8 Exhibition Catalogue Covers

If design needs to be long-term, can we, and should we, as designers, strive to be apolitical? What might that look like?

José dos Santos, Head of Design Americas, Signify


“I believe the best long-term solutions that may create the desired impact on people, the planet, and profit should be split from ideology and strive to build bridges between political sides. This might sound counterintuitive for designers who believe so many important issues seem to align better with one side of the political spectrum, and it might be impossible for anyone to be truly apolitical, but if we need to change from short term, political-term based programs and solutions (and corporate quarterly revenues…), design must find a different way to co-create, co-implement and co-own a different future.” 

Jennifer Rittner, Assistant Professor, Parsons School of Design


“Let’s start with asking why we think design needs to be long term. Design, like politics, needs to respond adequately to the needs of the time and not remain beholden to mythologies of originalism. In that sense, all design is political in that it concerns itself with the politics of space, of interaction, of ethics, of care, of order, of justice, of shared values. So no, design should not be apolitical because it needs to respond and reflect the politics of our time. Reparative and justice-oriented design must concern itself with the body politic—the systems, policies, and institutions that form the foundation of civic life and global existence.

That “politics” is distinct from “Politics” in the sense of political parties, which is frankly up to
the designer or design firm to determine. But how can you disentangle politics from design in any real and meaningful way?”

Shagufta Hakeem, Interdisciplinary Researcher


“This is a really important question during a time where many designers are examining the role of politics and how projects are funded. If the design involves the betterment of society there should be a balance of thought across all disciplines. What should be avoided is identity politics, which creates more polarization among communities. In the long-term, designers should strive to exit silos instead of be apolitical.”

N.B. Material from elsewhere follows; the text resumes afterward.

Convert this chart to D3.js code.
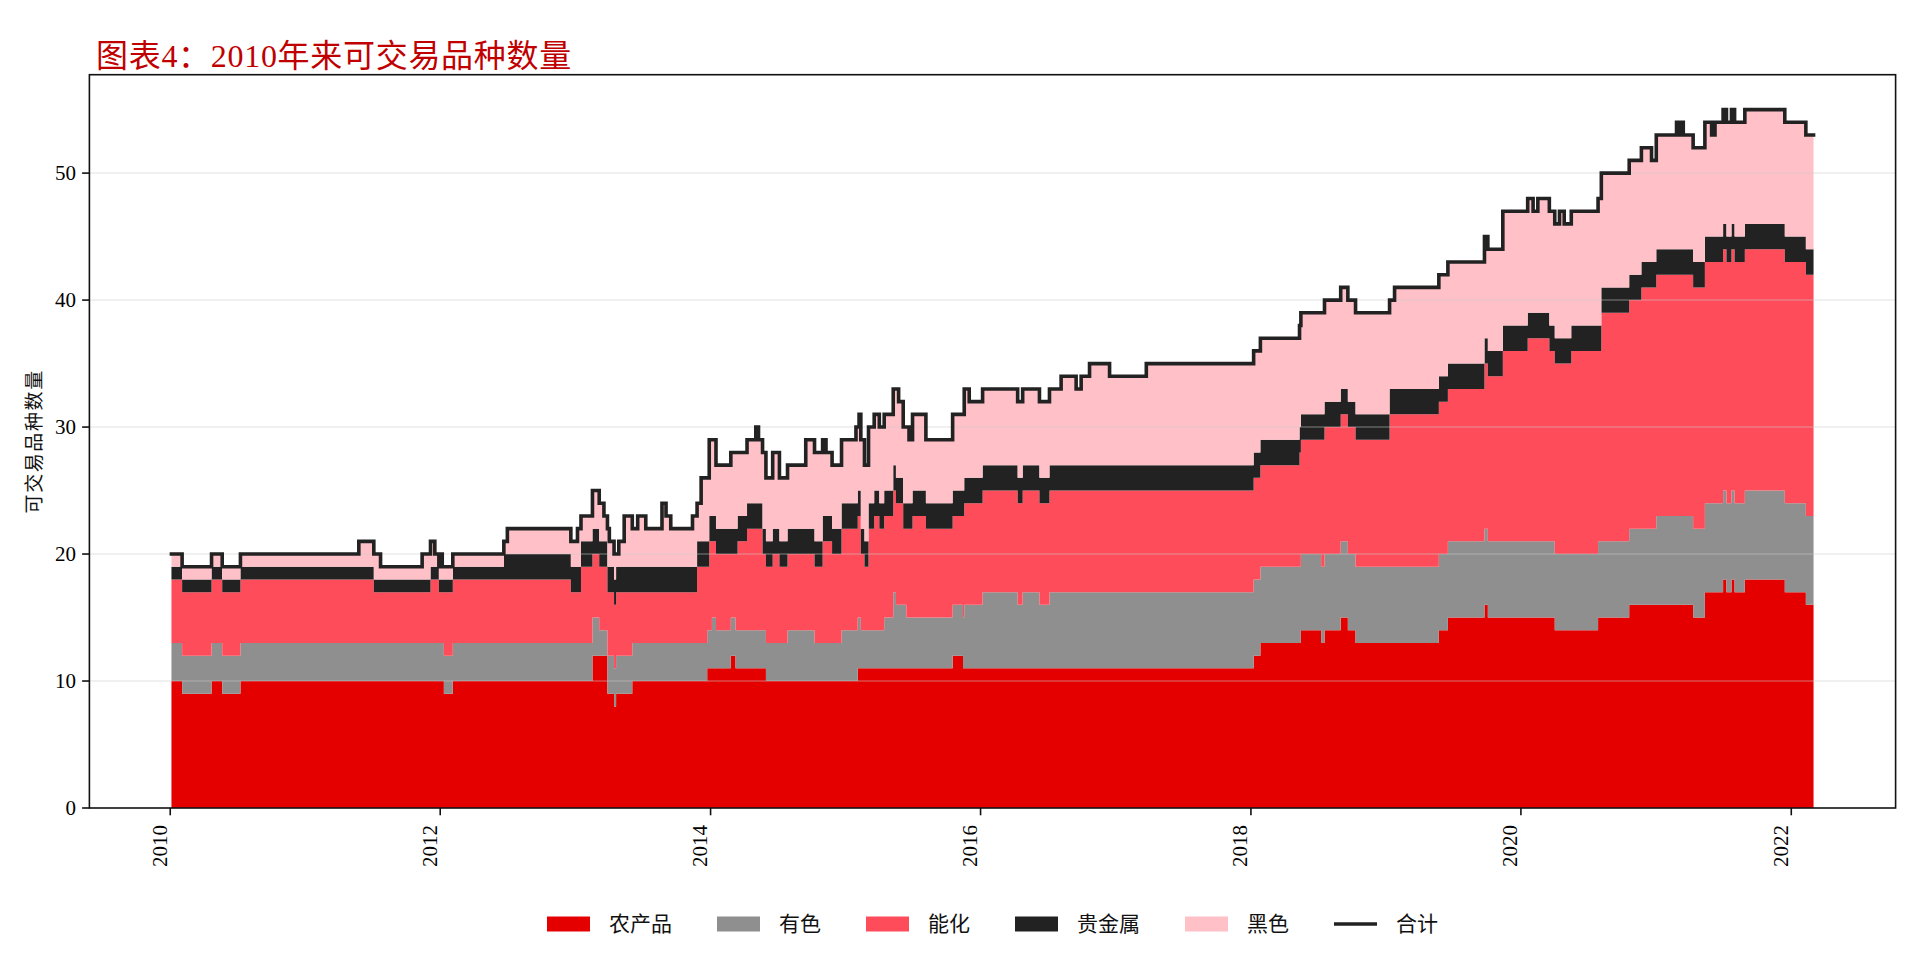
<!DOCTYPE html>
<html><head><meta charset="utf-8">
<script src="https://cdn.jsdelivr.net/npm/d3@7"></script>
<style>body{margin:0;background:#fff}svg{display:block}</style>
</head><body><svg id="c" width="1920" height="960"></svg>
<script>
// change points (decimal year) and the number of tradable contracts per sector from that date on
const dates = [2010.009,2010.088,2010.306,2010.385,2010.52,2011.397,2011.508,2011.558,2011.866,2011.928,2011.96,2011.99,2012.005,2012.015,2012.027,2012.093,2012.47,2012.496,2012.965,2013.014,2013.04,2013.125,2013.175,2013.21,2013.236,2013.25,2013.285,2013.30,2013.32,2013.36,2013.42,2013.46,2013.52,2013.64,2013.67,2013.705,2013.866,2013.90,2013.93,2013.975,2013.99,2014.01,2014.04,2014.15,2014.185,2014.20,2014.27,2014.335,2014.355,2014.385,2014.41,2014.46,2014.51,2014.57,2014.705,2014.77,2014.83,2014.855,2014.90,2014.97,2015.077,2015.09,2015.10,2015.113,2015.14,2015.17,2015.212,2015.25,2015.286,2015.353,2015.373,2015.393,2015.427,2015.45,2015.47,2015.496,2015.595,2015.793,2015.87,2015.879,2015.916,2016.015,2016.274,2016.311,2016.435,2016.509,2016.595,2016.706,2016.743,2016.805,2016.953,2017.225,2018.02,2018.07,2018.36,2018.37,2018.52,2018.545,2018.665,2018.718,2018.775,2019.027,2019.064,2019.392,2019.459,2019.73,2019.755,2019.866,2020.05,2020.09,2020.125,2020.21,2020.25,2020.285,2020.32,2020.372,2020.57,2020.594,2020.80,2020.89,2020.965,2021.0,2021.15,2021.17,2021.18,2021.20,2021.273,2021.36,2021.41,2021.435,2021.495,2021.52,2021.557,2021.58,2021.656,2021.952,2022.108];
const agri       = [10,9,10,9,10,10,10,10,10,10,10,10,10,10,9,10,10,10,10,10,10,12,12,12,9,9,8,9,9,9,10,10,10,10,10,10,10,10,10,11,11,11,11,12,11,11,11,11,11,11,10,10,10,10,10,10,10,10,10,10,10,11,11,11,11,11,11,11,11,11,11,11,11,11,11,11,11,12,11,11,11,11,11,11,11,11,11,11,11,11,11,11,12,13,13,14,13,14,15,14,13,13,13,14,15,16,15,15,15,15,15,15,14,14,14,14,15,15,16,16,16,16,16,16,16,16,15,17,17,17,18,17,18,17,18,17,16];
const nonferrous = [3,3,3,3,3,3,3,3,3,3,3,3,3,3,3,3,3,3,3,3,3,3,2,2,3,3,3,3,3,3,3,3,3,3,3,3,3,3,3,3,3,4,3,3,3,3,3,3,3,3,3,3,3,4,4,3,3,3,3,4,4,4,4,3,3,3,3,3,4,6,5,5,5,4,4,4,4,4,4,5,5,6,5,6,5,6,6,6,6,6,6,6,6,6,6,6,6,6,6,6,6,6,6,6,6,6,6,6,6,6,6,6,6,6,6,6,6,6,6,6,6,7,7,7,7,7,7,7,7,7,7,7,7,7,7,7,7];
const energy     = [5,5,5,5,5,5,4,4,4,5,5,4,4,4,5,5,5,5,4,4,6,5,5,5,5,5,5,5,5,5,4,4,4,4,4,4,4,6,6,5,7,6,6,5,6,7,8,8,8,6,6,7,6,6,6,6,8,8,7,8,8,8,8,6,5,8,9,8,8,8,8,8,6,7,7,8,7,7,8,8,8,8,8,8,8,8,8,8,8,8,8,8,8,8,9,9,10,10,10,10,10,12,12,12,12,13,13,15,16,16,16,15,15,15,15,16,15,18,18,19,19,19,19,19,19,19,19,19,19,19,19,19,19,19,19,19,19];
const precious   = [1,1,1,1,1,1,1,1,1,1,1,1,1,1,1,1,2,2,2,2,2,2,2,2,2,2,2,2,2,2,2,2,2,2,2,2,2,2,2,2,2,2,2,2,2,2,2,2,2,2,2,2,2,2,2,2,2,2,2,2,2,2,2,2,2,2,2,2,2,2,2,2,2,2,2,2,2,2,2,2,2,2,2,2,2,2,2,2,2,2,2,2,2,2,2,2,2,2,2,2,2,2,2,2,2,2,2,2,2,2,2,2,2,2,2,2,2,2,2,2,2,2,2,2,2,2,2,2,2,2,2,2,2,2,2,2,2];
const ferrous    = [1,1,1,1,1,2,2,1,2,2,1,1,2,1,1,1,1,2,2,3,2,3,3,2,3,2,2,1,2,4,3,4,3,5,4,3,4,3,5,5,6,6,5,6,6,5,5,6,5,6,5,6,5,5,7,7,6,5,5,5,6,5,6,7,6,6,6,6,6,6,7,6,6,6,5,6,5,6,6,7,6,6,6,6,6,6,7,6,7,8,7,8,8,8,8,8,8,8,8,8,8,7,8,8,8,8,8,9,9,8,9,9,9,10,9,9,10,9,9,9,8,9,10,9,10,9,9,9,8,9,9,9,9,9,9,9,9];
const endDate = 2022.165;

const seriesKeys  = ['agri','nonferrous','energy','precious','ferrous'];
const seriesNames = ['农产品','有色','能化','贵金属','黑色'];
const seriesColors = ['#e50000','#8f8f8f','#ff4c5a','#222222','#ffc0c8'];
const totalName = '合计';
const yTicks = [0,10,20,30,40,50];
const xTickYears = [2010,2012,2014,2016,2018,2020,2022];
const titleText = '图表4：2010年来可交易品种数量';
const yLabel = '可交易品种数量';

const FONT = "'Liberation Serif','Noto Sans CJK SC',serif";

function dec2date(d){
  const yr = Math.floor(d);
  const a = new Date(yr,0,1), b = new Date(yr+1,0,1);
  return new Date(+a + (d-yr)*(b-a));
}

const cols = {agri, nonferrous, energy, precious, ferrous};
const rows = dates.map((d,i)=>{
  const r = {date: dec2date(d)};
  seriesKeys.forEach(k=> r[k]=cols[k][i]);
  r.total = seriesKeys.reduce((s,k)=>s+r[k],0);
  return r;
});
rows.push(Object.assign({}, rows[rows.length-1], {date: dec2date(endDate)}));

const svg = d3.select('#c');
svg.append('rect').attr('width',1920).attr('height',960).attr('fill','#fff');

const M = {l:89.4, r:1895.6, t:74.7, b:808};
const span = endDate - dates[0];
const x = d3.scaleTime()
  .domain([dec2date(dates[0]-0.05*span), dec2date(endDate+0.05*span)])
  .range([M.l, M.r]);
const yMax = d3.max(rows, r=>r.total)*1.05;
const y = d3.scaleLinear().domain([0,yMax]).range([M.b, M.t]);

svg.append('clipPath').attr('id','clip').append('rect')
  .attr('x',M.l).attr('y',M.t).attr('width',M.r-M.l).attr('height',M.b-M.t);

const stacked = d3.stack().keys(seriesKeys)(rows);
const area = d3.area().curve(d3.curveStepAfter)
  .x(d=>x(d.data.date)).y0(d=>y(d[0])).y1(d=>y(d[1]));

const plot = svg.append('g').attr('clip-path','url(#clip)');
plot.selectAll('path.a').data(stacked).join('path')
  .attr('class','a').attr('d',area)
  .attr('fill',(d,i)=>seriesColors[i]).attr('stroke','none');

// grid (above areas, below line)
plot.selectAll('line.g').data(yTicks.filter(v=>v>0)).join('line')
  .attr('x1',M.l).attr('x2',M.r).attr('y1',d=>y(d)).attr('y2',d=>y(d))
  .attr('stroke','#c8c8c8').attr('stroke-opacity',0.38).attr('stroke-width',1.5);

const line = d3.line().curve(d3.curveStepAfter).x(d=>x(d.date)).y(d=>y(d.total));
plot.append('path').datum(rows).attr('d',line)
  .attr('fill','none').attr('stroke','#222').attr('stroke-width',3.6)
  .attr('stroke-linejoin','miter').attr('stroke-linecap','square');

// frame
svg.append('rect').attr('x',M.l).attr('y',M.t).attr('width',M.r-M.l).attr('height',M.b-M.t)
  .attr('fill','none').attr('stroke','#111').attr('stroke-width',1.6);

// y axis
const yAx = svg.append('g');
yTicks.forEach(v=>{
  yAx.append('line').attr('x1',M.l-7.3).attr('x2',M.l).attr('y1',y(v)).attr('y2',y(v))
    .attr('stroke','#111').attr('stroke-width',1.6);
  yAx.append('text').attr('x',M.l-13.5).attr('y',y(v)).attr('dy','0.34em')
    .attr('text-anchor','end').attr('font-family',FONT).attr('font-size',21)
    .attr('fill','#000').text(v);
});
// x axis
const xAx = svg.append('g');
xTickYears.forEach(yr=>{
  const px = x(new Date(yr,0,1));
  xAx.append('line').attr('x1',px).attr('x2',px).attr('y1',M.b).attr('y2',M.b+7.3)
    .attr('stroke','#111').attr('stroke-width',1.6);
  xAx.append('text').attr('transform',`translate(${px-3.7},${M.b+17}) rotate(-90)`)
    .attr('text-anchor','end').attr('font-family',FONT).attr('font-size',21)
    .attr('fill','#000').text(yr);
});

// y label
svg.append('text').attr('transform',`translate(34,${(M.t+M.b)/2}) rotate(-90)`)
  .attr('text-anchor','middle').attr('dominant-baseline','central')
  .attr('font-family',FONT).attr('font-size',19).attr('letter-spacing',1.6)
  .attr('fill','#111').text(yLabel);

// title
svg.append('text').attr('x',96).attr('y',67).attr('font-family',FONT)
  .attr('font-size',32).attr('letter-spacing',0.7).attr('fill','#c00000').text(titleText);

// legend
const leg = svg.append('g');
const items = seriesNames.map((n,i)=>({name:n,color:seriesColors[i],type:'rect'}))
  .concat([{name:totalName,color:'#222',type:'line'}]);
const sw = 43, gap = 19, colGap = 45, ly = 924, LF = 21;
const widths = items.map(it=>{
  const t = leg.append('text').attr('font-family',FONT).attr('font-size',LF).text(it.name);
  const w = t.node().getComputedTextLength(); t.remove(); return w;
});
const totalW = d3.sum(widths) + items.length*(sw+gap) + (items.length-1)*colGap;
let cx = (M.l+M.r)/2 - totalW/2;
items.forEach((it,i)=>{
  if(it.type==='rect'){
    leg.append('rect').attr('x',cx).attr('y',ly-7.5).attr('width',sw).attr('height',15)
      .attr('fill',it.color);
  } else {
    leg.append('line').attr('x1',cx).attr('x2',cx+sw).attr('y1',ly).attr('y2',ly)
      .attr('stroke',it.color).attr('stroke-width',3.6);
  }
  leg.append('text').attr('x',cx+sw+gap).attr('y',ly).attr('dominant-baseline','central')
    .attr('font-family',FONT).attr('font-size',LF).attr('fill','#111').text(it.name);
  cx += sw+gap+widths[i]+colGap;
});
</script></body></html>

Erin Narloch, Founder, PastForward


“Political affiliations and meanings are contemporary. Throughout time, these perceptions
and interpretations are evaluated and reevaluated by different sets of individuals or groups through their own unique and temporal lens. What lies beyond politics? What’s the least common denominator among us—our humanity.”

George White, Principal, Orange Octopus


“Exactly the opposite! Design is always political, whether the designer intends it or not. The nature of design is to make deliberate choices about the shape of a thing, and those choices determine who is included with the envelope of a design and who is included. But there’s another question embedded here, which is this: should designers seek to be explicitly political in how and what they design? Again, I think the answer has to be yes, especially if we want our work to have significant impact, today and possibly into the future. Design has to be relevant, and therefore aligned to the needs of people, and the context in which they exist. For example, a designer who chooses to make a product out of sustainable materials (when it might not have been made that way previously) is acknowledging and including political considerations into their design. They are making a statement and a choice and passing that along to the users of that design.

Design has often been a tool used to shape opinion and transmit culture. If designers attempt to separate themselves from politics, to pretend that there is some “ideal design” that is somehow divorced from our broader context, they will ultimately end up creating something that is useless, or worse yet, may be misused by someone who understands the nature of that design and can exploit it in ways that were never intended. Politics is as much a part of design as craft, aesthetics, and innovation.”